“What an ugly building.” This commonplace judgment has in its frequent repetition become something more than just a frank opinion. It is shorthand for the equally common presumption that the architectural profession in the UK is far removed from the concerns, ideas, and feelings of the public. The values of the architect – social, cultural, and above all aesthetic – are not those of the common person.
From this presumption arise initiatives like the Building Better, Building Beautiful Commission, a governmental body given the task of improving design quality specifically by attending to ‘popular consent’, and chaired by the philosopher Roger Scruton, until he was dismissed in response to comments made in a magazine interview. More opinions will be gathered, from citizens, builders, technicians, architects, and others, examples will be studied, praised, or derogated, and guidelines and policies will be drafted. One suspects, though, that the debate will continue, and that the public and the profession will be pitted against one another time and again.
Taste and style have been the tools used in British debates on architectural ugliness for more than 200 years”
The debate over the new Commission, like debates on the many predecessor initiatives to formulate rules that would temper architectural improprieties, confines aesthetic judgment to the categories of style and taste. Taste (individual judgments of aesthetic objects), and style (in overt forms of historical revivalism like ‘Georgian’ architecture or in the subtle form of advocacy for immutable ‘principles’ of architecture), have been the tools used in British debates on architectural ugliness for more than 200 years.
The continuity of the debates is remarkable. Today, ‘letters to the editor’ complain about novel skyscrapers in the City or endorse the listing of works of brutalist architecture. Two centuries ago, a reader wrote to the editor of the Morning Post to deride John Soane’s house in Lincoln’s Inn Fields as a “palpable eye-sore”, and the revival-minded architects of the Cambridge Camden Society were rebuked by an ecclesiastical court for favouring an architectural style so intently that they violated theological principles in their restoration of the Round Church in Cambridge.
Continuing to view these persistent debates on architectural ugliness through the lenses of taste or style, however, would lead only to more definite segregation of aesthetic judgment, only reinforce the useless fiction of an unbridgeable divide between ‘what architects think’ and ‘what the public thinks’. What the recurrence of the style wars obscures is the recognition of the many venues in which the confrontation and reconciliation of profession and public actually take place. These are not editorial pages, symposia and social media, but rather courtrooms, committee rooms, memoranda and law reports.
What the recurrence of the style wars obscures is the recognition of the many venues in which the confrontation and reconciliation of profession and public actually take place”

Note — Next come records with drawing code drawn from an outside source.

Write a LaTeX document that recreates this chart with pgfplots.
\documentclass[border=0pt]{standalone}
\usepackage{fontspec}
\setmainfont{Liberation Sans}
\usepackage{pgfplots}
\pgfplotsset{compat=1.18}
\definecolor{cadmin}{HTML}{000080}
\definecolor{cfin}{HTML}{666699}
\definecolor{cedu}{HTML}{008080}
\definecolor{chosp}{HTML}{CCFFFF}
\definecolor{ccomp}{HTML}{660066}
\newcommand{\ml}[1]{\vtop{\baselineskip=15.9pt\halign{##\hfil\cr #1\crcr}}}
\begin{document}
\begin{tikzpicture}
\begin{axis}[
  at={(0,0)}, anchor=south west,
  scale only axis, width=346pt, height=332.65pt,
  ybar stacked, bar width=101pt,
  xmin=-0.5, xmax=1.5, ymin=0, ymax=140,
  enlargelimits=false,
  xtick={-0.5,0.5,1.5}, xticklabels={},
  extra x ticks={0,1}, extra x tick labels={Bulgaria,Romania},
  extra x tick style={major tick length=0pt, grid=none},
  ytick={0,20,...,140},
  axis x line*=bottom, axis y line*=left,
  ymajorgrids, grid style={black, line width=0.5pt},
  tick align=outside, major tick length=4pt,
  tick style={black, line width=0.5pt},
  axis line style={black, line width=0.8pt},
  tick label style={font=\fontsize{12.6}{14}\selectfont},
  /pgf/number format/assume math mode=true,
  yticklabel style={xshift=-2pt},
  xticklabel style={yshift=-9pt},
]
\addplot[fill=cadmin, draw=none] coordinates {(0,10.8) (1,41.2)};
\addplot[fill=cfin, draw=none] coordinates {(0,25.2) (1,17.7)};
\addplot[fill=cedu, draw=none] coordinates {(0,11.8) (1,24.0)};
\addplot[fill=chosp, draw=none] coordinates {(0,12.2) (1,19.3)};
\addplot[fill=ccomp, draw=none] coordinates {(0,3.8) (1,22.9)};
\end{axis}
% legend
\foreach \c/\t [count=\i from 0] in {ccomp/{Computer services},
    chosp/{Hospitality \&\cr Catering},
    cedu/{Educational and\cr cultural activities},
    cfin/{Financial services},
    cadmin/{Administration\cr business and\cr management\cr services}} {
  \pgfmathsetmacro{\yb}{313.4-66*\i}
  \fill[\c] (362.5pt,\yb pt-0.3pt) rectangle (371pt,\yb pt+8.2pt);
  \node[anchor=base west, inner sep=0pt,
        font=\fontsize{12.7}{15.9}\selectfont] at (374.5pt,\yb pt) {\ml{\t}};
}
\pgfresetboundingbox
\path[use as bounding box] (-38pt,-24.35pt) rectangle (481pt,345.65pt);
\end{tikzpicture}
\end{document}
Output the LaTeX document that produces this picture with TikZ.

When Soane, on more than one occasion, sued his detractors for libel and lost, the cases became part of the legal formulation of the modern conception that architecture criticism is not actionable because a work of architecture is not an embodiment of its creator. When the ecclesiastical court ordered the removal of the stone altar designed for the Round Church by the Cambridge Camden Society architects, a precedent was set that would be invoked a century and a half later to oppose the placement of Henry Moore’s sculptural altar in Christopher Wren’s St Stephen Walbrook.
Committee minutes reveal that MPs questioned Charles Barry’s Gothic Revival design for the new Houses of Parliament not out of hostility toward the style but due to worry that its delicate ornament would not be durable enough to resist the polluted London atmosphere. That their concern was merited quickly became clear, and architectural judgments about style subsequently promoted by Alfred Waterhouse and others were bound up with legal judgments in nuisance law as a new set of statutes emerged to regulate the environment of industrial Britain.
Since the creation of the Town and Country Planning Act in 1947, architecture has made ever more frequent appearances in hearing rooms, has been contested and defended as often by solicitors and barristers– perhaps more often – as it has by architecture critics and public figures. These appearances, like those in libel cases, nuisance law, and ecclesiastical courtrooms, are in fact crucial transactions between the profession and the public. Whatever the fate of individual buildings under discussion, these appearances contribute toward the formulation of new social instruments and ideas.
The Building Better, Building Beautiful Commission – in whatever form it now takes – and other present and (inevitably) future committees, hearings, and legal bodies, need not be approached as decisive venues of aesthetic judgment according to preferences of style and taste. But nor should one presume that aesthetic judgment is separate and detached from such venues. It is precisely the judgment of ugliness that should signal the proximity of architecture to the frictions, uncertainties, and possibilities of the social realities from which it is made.